Over the past few weeks, I have started off my day by heading directly to the 4th and 7th greens prior to any maintenance practices being conducted on these surfaces to monitor the recovery from the winter damage that has occurred. It's no secret that us turf managers are sensitive individuals when it comes to turf, we consider the property that we maintain as our livelihood and some would say that they have been known to have some pep talks or motivational words of wisdom for areas of concern. Therefore, you could understand my disappointment when I approached the 7th green this morning.
The golf balls in the above picture represent that amount of unfixed ball marks over the last few days. Well over a hundred balls were placed in imperfections created by approach shots into the green (see picture below). The sad thing is that the 7th green is not the only scenario on the entire course, as multiple greens are experiencing an increased amount of unrepaired ball marks this season.
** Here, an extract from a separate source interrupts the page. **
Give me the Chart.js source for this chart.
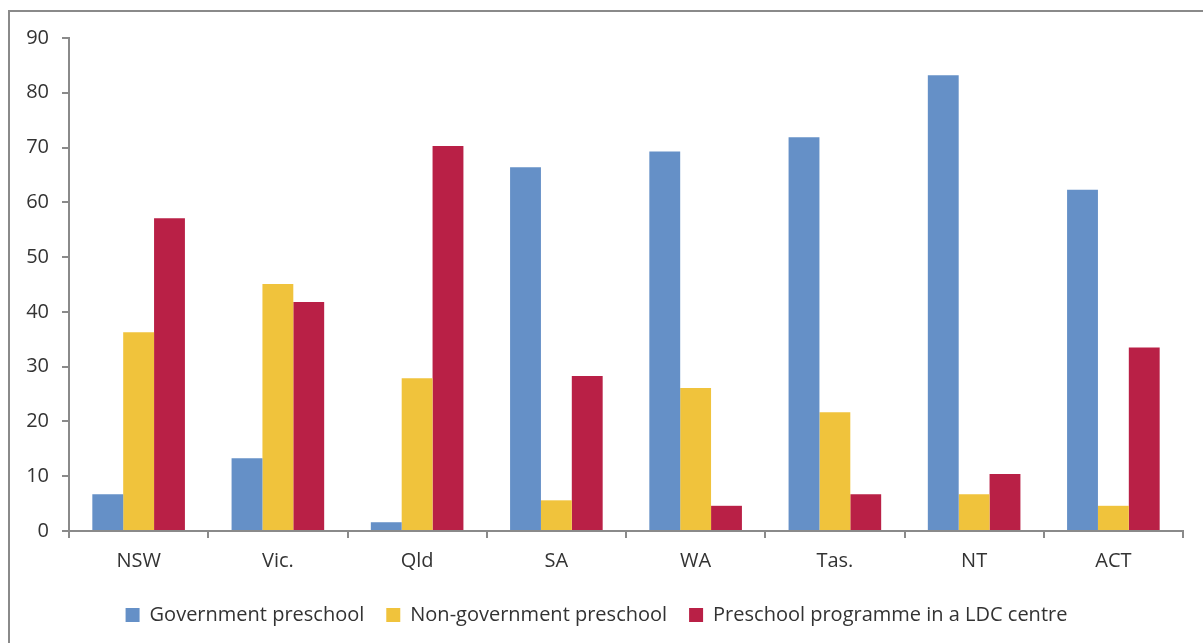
<!DOCTYPE html>
<html>
<head>
<meta charset="utf-8">
<script src="https://cdn.jsdelivr.net/npm/chart.js@4/dist/chart.umd.min.js"></script>
<style>
  html, body { margin: 0; padding: 0; background: #fff; overflow: hidden; }
  #frame {
    position: absolute; left: 8px; top: 10px;
    width: 1300px; height: 700px;
    border: 2px solid #8a8a8a; box-sizing: border-box;
  }
  #wrap { position: absolute; left: 0; top: 0; width: 1203px; height: 643px; }
</style>
</head>
<body>
<div id="frame"></div>
<div id="wrap"><canvas id="chart"></canvas></div>
<script>
// 데이터
const states = ['NSW', 'Vic.', 'Qld', 'SA', 'WA', 'Tas.', 'NT', 'ACT'];
const govPreschool = [6.7, 13.3, 1.6, 66.4, 69.3, 71.9, 83.2, 62.3];
const nonGovPreschool = [36.3, 45.1, 27.9, 5.6, 26.1, 21.7, 6.7, 4.6];
const ldcPreschool = [57.1, 41.8, 70.3, 28.3, 4.6, 6.7, 10.4, 33.5];
const yTicks = [0, 10, 20, 30, 40, 50, 60, 70, 80, 90];

const seriesNames = ['Government preschool', 'Non-government preschool', 'Preschool programme in a LDC centre'];
const seriesColors = ['#6590c7', '#f0c33c', '#b92046'];

const FONT = "'Open Sans', 'Noto Sans', sans-serif";
const axisColor = '#8a8a8a';

function makeDataset(i, values) {
    return {
        label: seriesNames[i],
        data: values,
        backgroundColor: seriesColors[i],
        borderWidth: 0,
        categoryPercentage: 0.665,
        barPercentage: 1.0,
    };
}

const ctx = document.getElementById('chart').getContext('2d');
new Chart(ctx, {
    type: 'bar',
    data: {
        labels: states,
        datasets: [
            makeDataset(0, govPreschool),
            makeDataset(1, nonGovPreschool),
            makeDataset(2, ldcPreschool),
        ],
    },
    options: {
        responsive: true,
        maintainAspectRatio: false,
        animation: false,
        layout: { padding: { left: 10, right: 20, top: 38, bottom: 8 } },
        plugins: {
            tooltip: { enabled: false },
            legend: {
                position: 'bottom',
                labels: {
                    boxWidth: 14,
                    boxHeight: 14,
                    padding: 22,
                    color: '#333',
                    font: { family: FONT, size: 20 },
                },
            },
        },
        scales: {
            x: {
                grid: { drawOnChartArea: false, drawTicks: true, tickLength: 7, color: axisColor, lineWidth: 2 },
                border: { display: true, color: axisColor, width: 2 },
                ticks: { color: '#333', padding: 11, font: { family: FONT, size: 20 } },
                afterFit: s => { s.height = 52; },
            },
            y: {
                min: 0,
                max: 90,
                afterBuildTicks: s => { s.ticks = yTicks.map(v => ({ value: v })); },
                grid: { drawOnChartArea: false, drawTicks: true, tickLength: 7, color: axisColor, lineWidth: 2 },
                border: { display: true, color: axisColor, width: 2 },
                ticks: { color: '#333', padding: 13, font: { family: FONT, size: 20 } },
                afterFit: s => { s.width = 59; },
            },
        },
    },
});
</script>
</body>
</html>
It is important that everyone understands the ramifications of leaving a ball mark unattended. From an agronomic standpoint, ball marks alter root structure along with creating scars that occur following a mowing. The recovery process is greatly reduced when a ball mark is properly repaired. Unattended ball marks also greatly influence the playability of putting surfaces by effecting ball roll. I have included a short video from the USGA on the proper techniques in repairing a ball mark, please take the time to watch.
In closing, repairing a ball mark is all about respect and serves as the proper etiquette while playing the great game of golf. Hopefully over the past year, the efforts by the Greens department have shown what our putting surfaces are capable of, but the continued success has to be a joint effort between the golfers and maintenance practices. Please take the time to not only repair your ball marks but one or two more per green, remember....it's the little things that will help LVC strive in the future!